▶
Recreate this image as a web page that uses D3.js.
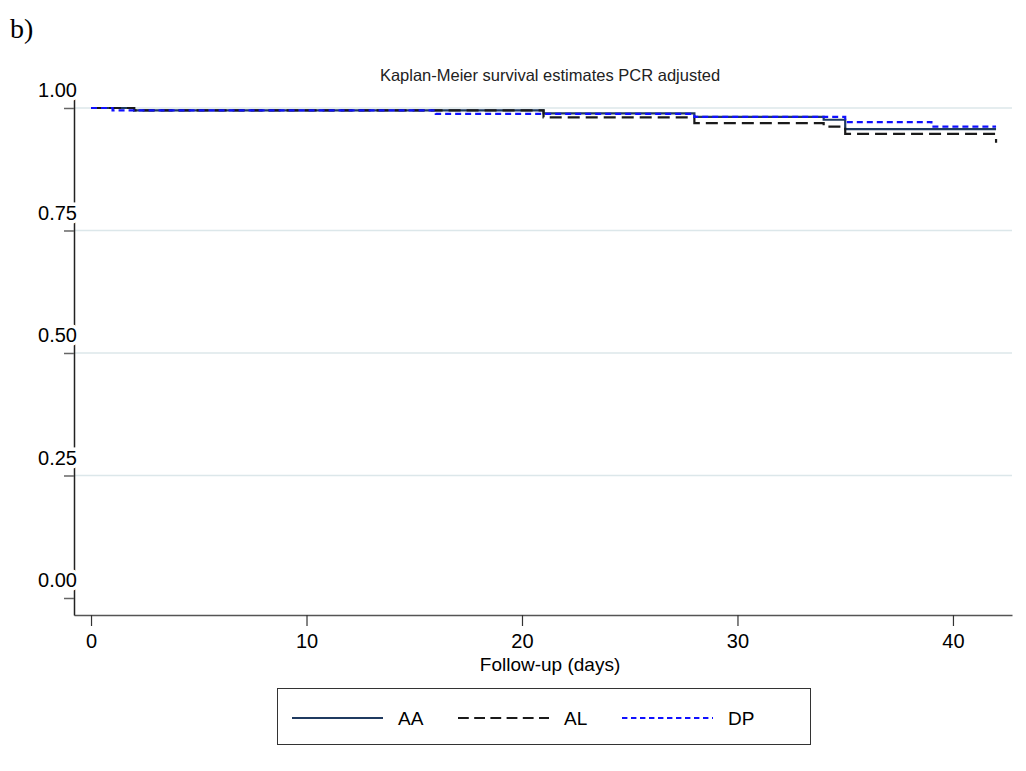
<!DOCTYPE html>
<html>
<head>
<meta charset="utf-8">
<script src="https://cdn.jsdelivr.net/npm/d3@7"></script>
<style>
  body { margin: 0; background: #fff; }
  svg { display: block; font-family: "Liberation Sans", Arial, sans-serif; }
</style>
</head>
<body>
<svg id="chart" width="1026" height="771"></svg>
<script>
// Kaplan-Meier step data (time in days, survival)
const aaTime = [0, 2, 21, 28, 34, 35, 42]
const aaSurv = [1, 0.995, 0.989, 0.982, 0.976, 0.957, 0.957]
const alTime = [0, 2, 21, 28, 34, 35, 42]
const alSurv = [1, 0.995, 0.981, 0.969, 0.962, 0.947, 0.929]
const dpTime = [0, 1, 16, 28, 35, 39, 42]
const dpSurv = [1, 0.995, 0.988, 0.982, 0.971, 0.962, 0.962]

const xTicks = [0, 10, 20, 30, 40]
const yTicks = [0, 0.25, 0.5, 0.75, 1]
const yGrid = [0.25, 0.5, 0.75, 1]
const groups = ["AA", "AL", "DP"]

const series = [
  { name: "AA", pts: aaTime.map((t, i) => [t, aaSurv[i]]), color: "#1f3a60", dash: null },
  { name: "AL", pts: alTime.map((t, i) => [t, alSurv[i]]), color: "#1a1a1a", dash: "12,6" },
  { name: "DP", pts: dpTime.map((t, i) => [t, dpSurv[i]]), color: "#1010ff", dash: "6,4" }
]

const svg = d3.select("#chart")

let x = d3.scaleLinear().domain([-0.79, 42.74]).range([74, 1012])
let y = d3.scaleLinear().domain([-0.0347, 1.0265]).range([615, 95])

// panel label
svg.append("text")
  .attr("x", 10).attr("y", 38)
  .style("font-family", "'Liberation Serif', 'Times New Roman', serif")
  .style("font-size", "28px")
  .text("b)")

// title
svg.append("text")
  .attr("x", 550).attr("y", 81)
  .attr("text-anchor", "middle")
  .style("font-size", "16.5px")
  .style("fill", "#222")
  .text("Kaplan-Meier survival estimates PCR adjusted")

// grid
svg.append("g")
  .selectAll("line")
  .data(yGrid)
  .enter().append("line")
  .attr("x1", 75).attr("x2", 1012)
  .attr("y1", d => y(d)).attr("y2", d => y(d))
  .attr("stroke", "#dce7ea")
  .attr("stroke-width", 1.5)

// x axis
let xAxis = svg.append("g")
  .attr("transform", "translate(0,615)")
  .call(d3.axisBottom(x).tickValues(xTicks).tickSize(11).tickSizeOuter(0).tickPadding(8))
xAxis.select(".domain").attr("stroke", "#555").attr("stroke-width", 1.5)
xAxis.selectAll(".tick line").attr("stroke", "#333").attr("stroke-width", 1.2)
xAxis.selectAll(".tick text")
  .style("font-size", "20px")
  .style("font-family", "'Liberation Sans', Arial, sans-serif")
  .attr("fill", "#000")

svg.append("text")
  .attr("x", 550).attr("y", 671)
  .attr("text-anchor", "middle")
  .style("font-size", "19px")
  .text("Follow-up (days)")

// y axis
let yAxis = svg.append("g")
  .attr("transform", "translate(74,0)")
  .call(d3.axisLeft(y).tickValues(yTicks).tickSize(10).tickSizeOuter(0).tickFormat(d3.format(".2f")))
yAxis.select(".domain").attr("stroke", "#222").attr("stroke-width", 1.5)
yAxis.selectAll(".tick line").attr("stroke", "#666").attr("stroke-width", 1.5)
yAxis.selectAll(".tick text")
  .attr("x", 3).attr("dy", "-0.55em")
  .attr("text-anchor", "end")
  .style("font-size", "20px")
  .style("font-family", "'Liberation Sans', Arial, sans-serif")
  .attr("fill", "#000")
  .attr("stroke", "#fff").attr("stroke-width", 7)
  .style("paint-order", "stroke")

// survival curves
let line = d3.line()
  .x(d => x(d[0]))
  .y(d => y(d[1]))
  .curve(d3.curveStepAfter)

svg.append("g")
  .selectAll("path")
  .data(series)
  .enter().append("path")
  .attr("d", d => line(d.pts))
  .attr("fill", "none")
  .attr("stroke", d => d.color)
  .attr("stroke-width", 2.2)
  .attr("stroke-dasharray", d => d.dash)

// legend
let legend = svg.append("g")
legend.append("rect")
  .attr("x", 277.5).attr("y", 688.5)
  .attr("width", 533).attr("height", 56)
  .attr("fill", "#fff").attr("stroke", "#333").attr("stroke-width", 1)

let legendX = d3.scaleOrdinal().domain(groups).range([292, 458, 622])
let item = legend.selectAll(".item")
  .data(series)
  .enter().append("g")
  .attr("class", "item")
  .attr("transform", d => `translate(${legendX(d.name)},718)`)
item.append("line")
  .attr("x1", 0).attr("x2", 91)
  .attr("stroke", d => d.color)
  .attr("stroke-width", 2)
  .attr("stroke-dasharray", d => d.dash ? d.dash.split(",").map(v => v * 0.9).join(",") : null)
item.append("text")
  .attr("x", 106).attr("y", 7)
  .style("font-size", "19px")
  .text(d => d.name)
</script>
</body>
</html>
◀
TASK TO COMPLETE:
Return the whole listing, word for word, and leave out every picture.

THE RESPONSE:
Recreate this image as a web page that uses D3.js.
<!DOCTYPE html>
<html>
<head>
<meta charset="utf-8">
<script src="https://cdn.jsdelivr.net/npm/d3@7"></script>
<style>
  body { margin: 0; background: #fff; }
  svg { display: block; font-family: "Liberation Sans", Arial, sans-serif; }
</style>
</head>
<body>
<svg id="chart" width="1026" height="771"></svg>
<script>
// Kaplan-Meier step data (time in days, survival)
const aaTime = [0, 2, 21, 28, 34, 35, 42]
const aaSurv = [1, 0.995, 0.989, 0.982, 0.976, 0.957, 0.957]
const alTime = [0, 2, 21, 28, 34, 35, 42]
const alSurv = [1, 0.995, 0.981, 0.969, 0.962, 0.947, 0.929]
const dpTime = [0, 1, 16, 28, 35, 39, 42]
const dpSurv = [1, 0.995, 0.988, 0.982, 0.971, 0.962, 0.962]

const xTicks = [0, 10, 20, 30, 40]
const yTicks = [0, 0.25, 0.5, 0.75, 1]
const yGrid = [0.25, 0.5, 0.75, 1]
const groups = ["AA", "AL", "DP"]

const series = [
  { name: "AA", pts: aaTime.map((t, i) => [t, aaSurv[i]]), color: "#1f3a60", dash: null },
  { name: "AL", pts: alTime.map((t, i) => [t, alSurv[i]]), color: "#1a1a1a", dash: "12,6" },
  { name: "DP", pts: dpTime.map((t, i) => [t, dpSurv[i]]), color: "#1010ff", dash: "6,4" }
]

const svg = d3.select("#chart")

let x = d3.scaleLinear().domain([-0.79, 42.74]).range([74, 1012])
let y = d3.scaleLinear().domain([-0.0347, 1.0265]).range([615, 95])

// panel label
svg.append("text")
  .attr("x", 10).attr("y", 38)
  .style("font-family", "'Liberation Serif', 'Times New Roman', serif")
  .style("font-size", "28px")
  .text("b)")

// title
svg.append("text")
  .attr("x", 550).attr("y", 81)
  .attr("text-anchor", "middle")
  .style("font-size", "16.5px")
  .style("fill", "#222")
  .text("Kaplan-Meier survival estimates PCR adjusted")

// grid
svg.append("g")
  .selectAll("line")
  .data(yGrid)
  .enter().append("line")
  .attr("x1", 75).attr("x2", 1012)
  .attr("y1", d => y(d)).attr("y2", d => y(d))
  .attr("stroke", "#dce7ea")
  .attr("stroke-width", 1.5)

// x axis
let xAxis = svg.append("g")
  .attr("transform", "translate(0,615)")
  .call(d3.axisBottom(x).tickValues(xTicks).tickSize(11).tickSizeOuter(0).tickPadding(8))
xAxis.select(".domain").attr("stroke", "#555").attr("stroke-width", 1.5)
xAxis.selectAll(".tick line").attr("stroke", "#333").attr("stroke-width", 1.2)
xAxis.selectAll(".tick text")
  .style("font-size", "20px")
  .style("font-family", "'Liberation Sans', Arial, sans-serif")
  .attr("fill", "#000")

svg.append("text")
  .attr("x", 550).attr("y", 671)
  .attr("text-anchor", "middle")
  .style("font-size", "19px")
  .text("Follow-up (days)")

// y axis
let yAxis = svg.append("g")
  .attr("transform", "translate(74,0)")
  .call(d3.axisLeft(y).tickValues(yTicks).tickSize(10).tickSizeOuter(0).tickFormat(d3.format(".2f")))
yAxis.select(".domain").attr("stroke", "#222").attr("stroke-width", 1.5)
yAxis.selectAll(".tick line").attr("stroke", "#666").attr("stroke-width", 1.5)
yAxis.selectAll(".tick text")
  .attr("x", 3).attr("dy", "-0.55em")
  .attr("text-anchor", "end")
  .style("font-size", "20px")
  .style("font-family", "'Liberation Sans', Arial, sans-serif")
  .attr("fill", "#000")
  .attr("stroke", "#fff").attr("stroke-width", 7)
  .style("paint-order", "stroke")

// survival curves
let line = d3.line()
  .x(d => x(d[0]))
  .y(d => y(d[1]))
  .curve(d3.curveStepAfter)

svg.append("g")
  .selectAll("path")
  .data(series)
  .enter().append("path")
  .attr("d", d => line(d.pts))
  .attr("fill", "none")
  .attr("stroke", d => d.color)
  .attr("stroke-width", 2.2)
  .attr("stroke-dasharray", d => d.dash)

// legend
let legend = svg.append("g")
legend.append("rect")
  .attr("x", 277.5).attr("y", 688.5)
  .attr("width", 533).attr("height", 56)
  .attr("fill", "#fff").attr("stroke", "#333").attr("stroke-width", 1)

let legendX = d3.scaleOrdinal().domain(groups).range([292, 458, 622])
let item = legend.selectAll(".item")
  .data(series)
  .enter().append("g")
  .attr("class", "item")
  .attr("transform", d => `translate(${legendX(d.name)},718)`)
item.append("line")
  .attr("x1", 0).attr("x2", 91)
  .attr("stroke", d => d.color)
  .attr("stroke-width", 2)
  .attr("stroke-dasharray", d => d.dash ? d.dash.split(",").map(v => v * 0.9).join(",") : null)
item.append("text")
  .attr("x", 106).attr("y", 7)
  .style("font-size", "19px")
  .text(d => d.name)
</script>
</body>
</html>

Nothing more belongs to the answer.